Adrian Wilson-Smith counselling & psychotherapy

I decided at the start of the year to practice what I preach in my role as a counsellor – to explore creativity as an enhancement to wellbeing – and joined a local creative writing group. There I penned my first piece of creative writing since leaving school. Our homework assignment from the group was for us to choose a memory from our childhood and write 2,500 words.

I chose a memory at 11 years old, of my best friend choosing to go out with a girl one Saturday afternoon instead of playing with me. And in the writing of it, I found myself exploring themes of trust, the loss of innocence, betrayal and how when you’re eleven years old everything can quickly return to normal and life carry on. I realised when I read this out to the group the following week that what I’d ended up writing was not just a recollection, but more of a dissection of the things I was unable to voice at the time. This turned an autobiographical piece into a powerful drama that could give airtime and perspective at last to my feelings. Its rawness and vulnerability resonated deeply with the group, and from that beginning, I have gone right back to my adoption and written so far 50,000 words on the theme, ‘Days, events and people that have shaped my life.’ I’ve written quite forensically and as accurately as I can recall, helped particularly as far as my childhood was concerned by a wealth of family photos taken by my father – a talented photographer.

How often do we take the opportunity that’s there for all of us to dwell on the significant times in our lives? Even those of us who have had extensive therapy – and I’ve had one hundred hours – didn’t spend that much time on this, and certainly not this amount of words. I have acquired a new thread of insight now that runs through my life. It’s been possible for me to understand now why I changed from innocent to worldly, or idealistic to materialistic, or from atheism to searching for a spirituality that fits me. Not from a developmental theoretical framework that I have learnt about, but from a highly specific personal journey. I’ve had insight into the triggers that those significant ‘days, events and people’ have had on my own development, and why out of all the possible ‘days, events and people’ only thirty or so over the course of my life have been sufficiently significant to influence it. Why them and not others? Why is my memory so clear in sometimes forensic detail about those days, and yet most have flown by with little or no recollection? Why did my life turn on single moments, and then no significant change for relatively long periods of time?

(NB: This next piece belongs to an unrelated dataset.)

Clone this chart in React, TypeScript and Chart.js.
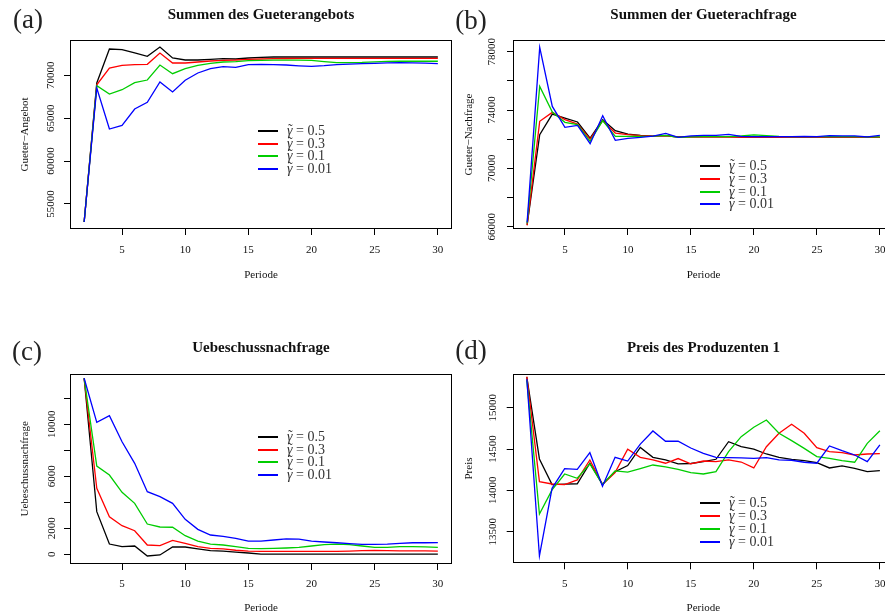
import React, { useEffect, useRef } from 'react';
import { Chart, registerables } from 'chart.js';
Chart.register(...registerables);

// ---------- data ----------
const periods = [2, 3, 4, 5, 6, 7, 8, 9, 10, 11, 12, 13, 14, 15, 16, 17, 18, 19, 20, 21, 22, 23, 24, 25, 26, 27, 28, 29, 30];
const xTicks = [5, 10, 15, 20, 25, 30];
const gammaValues = ['0.5', '0.3', '0.1', '0.01'];
const legendLabels = gammaValues.map((v) => 'γ\u0303 = ' + v);
const seriesColors = ['#000000', '#ff0000', '#00cd00', '#0000ff'];

// (a) Summen des Gueterangebots
const angebotG05 = [52900, 69100, 73065, 72985, 72600, 72215, 73300, 72015, 71785, 71785, 71865, 71940, 71900, 72015, 72100, 72130, 72130, 72130, 72130, 72130, 72130, 72130, 72130, 72130, 72130, 72130, 72130, 72130, 72130];
const angebotG03 = [52900, 68900, 70850, 71165, 71245, 71280, 72600, 71435, 71435, 71550, 71665, 71745, 71785, 71860, 71900, 71940, 71960, 71980, 71980, 71980, 71980, 71980, 71980, 71980, 71980, 71980, 71980, 71980, 71980];
const angebotG01 = [52900, 68790, 67820, 68320, 69140, 69450, 71200, 70185, 70770, 71165, 71400, 71550, 71590, 71705, 71740, 71760, 71760, 71760, 71740, 71600, 71480, 71480, 71500, 71560, 71620, 71640, 71640, 71640, 71640];
const angebotG001 = [52900, 68520, 63740, 64170, 66070, 66850, 69220, 68055, 69420, 70270, 70770, 71000, 70930, 71245, 71260, 71250, 71200, 71110, 71050, 71130, 71250, 71300, 71350, 71400, 71450, 71470, 71450, 71420, 71370];
const angebotYTicks = [55000, 60000, 65000, 70000];
const angebotYLabels = ['55000', '60000', '65000', '70000'];

// (b) Summen der Gueterachfrage
const nachfrageG05 = [66130, 72305, 73725, 73450, 73180, 72080, 73340, 72580, 72350, 72260, 72215, 72240, 72150, 72170, 72170, 72170, 72170, 72150, 72150, 72150, 72150, 72150, 72150, 72150, 72150, 72150, 72150, 72150, 72130];
const nachfrageG03 = [66090, 73225, 73840, 73340, 73040, 72010, 73270, 72420, 72310, 72240, 72215, 72240, 72140, 72150, 72150, 72150, 72150, 72150, 72150, 72150, 72150, 72150, 72150, 72150, 72150, 72150, 72150, 72150, 72130];
const nachfrageG01 = [66230, 75625, 73860, 73155, 73000, 71850, 73270, 72195, 72195, 72200, 72215, 72260, 72130, 72160, 72180, 72180, 72180, 72220, 72300, 72250, 72200, 72180, 72180, 72180, 72180, 72180, 72180, 72160, 72160];
const nachfrageG001 = [66295, 78300, 74250, 72810, 72950, 71690, 73610, 71920, 72055, 72120, 72215, 72400, 72130, 72230, 72260, 72260, 72330, 72190, 72180, 72170, 72170, 72180, 72200, 72180, 72240, 72230, 72230, 72160, 72260];
const nachfrageYTicks = [66000, 68000, 70000, 72000, 74000, 76000, 78000];
const nachfrageYLabels = ['66000', '', '70000', '', '74000', '', '78000'];

// (c) Uebeschussnachfrage
const ueberG05 = [13540, 3280, 790, 585, 640, -130, -50, 560, 560, 410, 280, 250, 175, 100, 20, 10, 10, 10, 10, 10, 10, 10, 10, 10, 10, 10, 10, 10, 10];
const ueberG03 = [13540, 5075, 2890, 2200, 1815, 715, 665, 1075, 845, 585, 460, 410, 310, 250, 230, 230, 230, 230, 230, 230, 230, 250, 280, 300, 280, 270, 270, 260, 250];
const ueberG01 = [13540, 6790, 6100, 4770, 3920, 2330, 2100, 2080, 1430, 1020, 790, 715, 585, 460, 430, 450, 485, 540, 640, 740, 790, 740, 640, 540, 540, 590, 590, 565, 540];
const ueberG001 = [13540, 10150, 10660, 8660, 7000, 4815, 4430, 3920, 2690, 1920, 1485, 1380, 1230, 1020, 1020, 1100, 1180, 1160, 1020, 945, 890, 815, 760, 760, 780, 840, 890, 890, 900];
const ueberYTicks = [0, 2000, 4000, 6000, 8000, 10000, 12000];
const ueberYLabels = ['0', '2000', '', '6000', '', '10000', ''];

// (d) Preis des Produzenten 1
const preisG05 = [15370, 14380, 14070, 14075, 14080, 14328, 14073, 14225, 14300, 14520, 14400, 14370, 14320, 14325, 14347, 14376, 14589, 14528, 14500, 14440, 14400, 14376, 14360, 14335, 14271, 14295, 14267, 14226, 14238];
const preisG03 = [15375, 14105, 14077, 14070, 14126, 14368, 14073, 14215, 14497, 14400, 14370, 14328, 14385, 14320, 14355, 14347, 14368, 14343, 14271, 14528, 14690, 14799, 14690, 14516, 14468, 14456, 14428, 14440, 14444];
const preisG01 = [15330, 13715, 14005, 14198, 14146, 14320, 14073, 14235, 14220, 14262, 14307, 14285, 14255, 14214, 14198, 14226, 14468, 14650, 14763, 14851, 14690, 14601, 14508, 14408, 14388, 14360, 14340, 14569, 14722];
const preisG001 = [15345, 13207, 14025, 14262, 14255, 14456, 14050, 14400, 14355, 14560, 14718, 14594, 14594, 14512, 14448, 14400, 14396, 14392, 14388, 14396, 14368, 14364, 14340, 14328, 14537, 14480, 14428, 14347, 14549];
const preisYTicks = [13500, 14000, 14500, 15000];
const preisYLabels = ['13500', '14000', '14500', '15000'];

// ---------- layout ----------
const SERIF = "'Liberation Serif', 'Times New Roman', serif";

type PanelCfg = {
  letter: string; title: string; yTitle: string;
  series: number[][]; yTicks: number[]; yLabels: string[]; yMin: number; yMax: number;
  left: number; top: number; w: number; h: number;
  yAxisW: number; xAxisH: number; padTop: number; padRight: number;
  yLabPad: number; yTitlePad: number; xLabPad: number; xTitlePad: number;
  letterX: number; letterY: number; titleX: number; titleY: number;
  legX: number; legY: number;
};

const panels: PanelCfg[] = [
  {
    letter: '(a)', title: 'Summen des Gueterangebots', yTitle: 'Gueter\u2212Angebot',
    series: [angebotG05, angebotG03, angebotG01, angebotG001], yTicks: angebotYTicks, yLabels: angebotYLabels,
    yMin: 52086, yMax: 74114,
    left: 0, top: 30, w: 460, h: 260, yAxisW: 70, xAxisH: 61, padTop: 10, padRight: 8,
    yLabPad: -1, yTitlePad: 19, xLabPad: 9, xTitlePad: 8,
    letterX: 28, letterY: 19, titleX: 261, titleY: 14, legX: 258, legY: 130.7,
  },
  {
    letter: '(b)', title: 'Summen der Gueterachfrage', yTitle: 'Gueter\u2212Nachfrage',
    series: [nachfrageG05, nachfrageG03, nachfrageG01, nachfrageG001], yTicks: nachfrageYTicks, yLabels: nachfrageYLabels,
    yMin: 65842, yMax: 78803,
    left: 455, top: 30, w: 450, h: 260, yAxisW: 58, xAxisH: 61, padTop: 10, padRight: 11,
    yLabPad: 1, yTitlePad: 8, xLabPad: 9, xTitlePad: 8,
    letterX: 471, letterY: 19.5, titleX: 703.5, titleY: 14, legX: 700, legY: 166,
  },
  {
    letter: '(c)', title: 'Uebeschussnachfrage', yTitle: 'Uebeschussnachfrage',
    series: [ueberG05, ueberG03, ueberG01, ueberG001], yTicks: ueberYTicks, yLabels: ueberYLabels,
    yMin: -746, yMax: 13892,
    left: 0, top: 363, w: 460, h: 260, yAxisW: 70, xAxisH: 59, padTop: 10.7, padRight: 8,
    yLabPad: -1.5, yTitlePad: 19, xLabPad: 8, xTitlePad: 8,
    letterX: 27, letterY: 351, titleX: 261, titleY: 347, legX: 258, legY: 436.7,
  },
  {
    letter: '(d)', title: 'Preis des Produzenten 1', yTitle: 'Preis',
    series: [preisG05, preisG03, preisG01, preisG001], yTicks: preisYTicks, yLabels: preisYLabels,
    yMin: 13118, yMax: 15411,
    left: 455, top: 363, w: 450, h: 260, yAxisW: 57.7, xAxisH: 59.7, padTop: 10.7, padRight: 11,
    yLabPad: 0, yTitlePad: 8, xLabPad: 8, xTitlePad: 8,
    letterX: 471, letterY: 349.5, titleX: 703.5, titleY: 347, legX: 700, legY: 503.3,
  },
];

const boxPlugin = {
  id: 'rbox',
  afterDraw(chart: any) {
    const { ctx, chartArea: a } = chart;
    ctx.save();
    ctx.strokeStyle = '#000';
    ctx.lineWidth = 1;
    const l = Math.round(a.left) + 0.5, t = Math.round(a.top) + 0.5;
    const r = Math.round(a.right) - 0.5, b = Math.round(a.bottom) - 0.5;
    ctx.strokeRect(l, t, r - l, b - t);
    ctx.restore();
  },
};

function Panel({ cfg }: { cfg: PanelCfg }) {
  const ref = useRef<HTMLCanvasElement | null>(null);
  useEffect(() => {
    if (!ref.current) return;
    const font = { family: SERIF, size: 11 };
    const order = [3, 2, 1, 0];
    const chart = new Chart(ref.current, {
      type: 'line',
      data: {
        datasets: order.map((i) => ({
          label: legendLabels[i],
          data: periods.map((p, j) => ({ x: p, y: cfg.series[i][j] })),
          borderColor: seriesColors[i],
          backgroundColor: seriesColors[i],
          borderWidth: 1.3,
          pointRadius: 0,
          tension: 0,
          fill: false,
        })),
      },
      options: {
        animation: false,
        responsive: false,
        maintainAspectRatio: false,
        events: [],
        layout: { padding: { left: 0, top: cfg.padTop, right: cfg.padRight, bottom: 0 } },
        plugins: { legend: { display: false }, tooltip: { enabled: false } },
        scales: {
          x: {
            type: 'linear', min: 0.88, max: 31.12, bounds: 'data',
            afterBuildTicks: (s: any) => { s.ticks = xTicks.map((v) => ({ value: v })); },
            afterFit: (s: any) => { s.height = cfg.xAxisH; },
            ticks: { autoSkip: false, maxRotation: 0, minRotation: 0, padding: cfg.xLabPad, font, color: '#111', callback: (v: any) => String(v) },
            grid: { display: true, drawOnChartArea: false, drawTicks: true, tickLength: 6, color: '#000', lineWidth: 1 },
            border: { display: false },
            title: { display: true, text: 'Periode', font, color: '#111', padding: { top: 0, bottom: cfg.xTitlePad } },
          },
          y: {
            type: 'linear', min: cfg.yMin, max: cfg.yMax, bounds: 'data',
            afterBuildTicks: (s: any) => { s.ticks = cfg.yTicks.map((v) => ({ value: v })); },
            afterFit: (s: any) => { s.width = cfg.yAxisW; },
            ticks: {
              autoSkip: false, minRotation: 90, maxRotation: 90, crossAlign: 'center', padding: cfg.yLabPad,
              font, color: '#111', callback: (_v: any, i: number) => cfg.yLabels[i],
            },
            grid: { display: true, drawOnChartArea: false, drawTicks: true, tickLength: 6, color: '#000', lineWidth: 1 },
            border: { display: false },
            title: { display: true, text: cfg.yTitle, font, color: '#111', padding: { top: cfg.yTitlePad, bottom: 0 } },
          },
        },
      } as any,
      plugins: [boxPlugin],
    });
    return () => chart.destroy();
  }, [cfg]);

  const abs = (x: number, y: number): React.CSSProperties => ({
    position: 'absolute', left: x, top: y, transform: 'translate(-50%, -50%)', whiteSpace: 'nowrap', lineHeight: 1,
  });

  return (
    <>
      <canvas ref={ref} width={cfg.w} height={cfg.h}
        style={{ position: 'absolute', left: cfg.left, top: cfg.top, width: cfg.w, height: cfg.h }} />
      <div style={{ ...abs(cfg.letterX, cfg.letterY), fontSize: 27, color: '#222' }}>{cfg.letter}</div>
      <div style={{ ...abs(cfg.titleX, cfg.titleY), fontSize: 15, fontWeight: 'bold', color: '#111' }}>{cfg.title}</div>
      {gammaValues.map((val, i) => {
        const rowY = Math.round(cfg.legY + i * 12.8);
        return (
          <div key={val} style={{ position: 'absolute', left: cfg.legX, top: rowY - 7, height: 14, whiteSpace: 'nowrap' }}>
            <div style={{ position: 'absolute', left: 0, top: 6, width: 20, height: 1.5, background: seriesColors[i] }} />
            <span style={{ position: 'absolute', left: 29, top: 0, fontSize: 14, lineHeight: '14px', color: '#333' }}>
              <span style={{ position: 'relative', display: 'inline-block', fontStyle: 'italic' }}>
                γ
                <span style={{ position: 'absolute', left: 1, right: 0, top: -1, textAlign: 'center', fontStyle: 'normal' }}>{'\u02DC'}</span>
              </span>
              {' = ' + val}
            </span>
          </div>
        );
      })}
    </>
  );
}

export default function App() {
  return (
    <div style={{ position: 'fixed', left: 0, top: 0, width: 885, height: 615, overflow: 'hidden', background: '#fff', fontFamily: SERIF }}>
      {panels.map((p) => <Panel key={p.letter} cfg={p} />)}
    </div>
  );
}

I’ve made some obvious choices in marriage, divorce, births and parental deaths. But I’ve also selected other events that might not have impacted anyone else’s life in anything in the way they have influenced mine – my walk to school, a general election, first real young love, first festival, a particular house I lived in as a student, my first afternoon at work …

I’ve also resolved not to offer my writing to anyone else other than possibly my immediate family, in order to not be swayed into making my life seem more glamorous, less shameful, and more virtuous than it really was. Indeed if no-one ever read it, it would have been a hugely worthwhile achievement in itself, and I think that’s what sets it apart from any ambitions to be an erstwhile published author. In not setting out to be published it’s freed me to write as honestly as I can recall, and to also introduce my own self awareness now into events in the past. Neither have I sought to have my particular memories validated by for instance my sister, since I know our experiences of growing up were very different despite the efforts by our parents to raise us as equally as they felt able.

But perhaps the most significant and entirely unexpected outcome has been that I now have a desire to write a novel, something I’ve fantasised about for years but felt completely inadequate to know where to even begin. And in doing so I’ve laid to rest a comment made on the last piece of creative writing I produced by a teacher when I was thirteen. His words, ‘you’ll never make a writer’ now raise a smile of (slightly vengeful) glee when I recall them.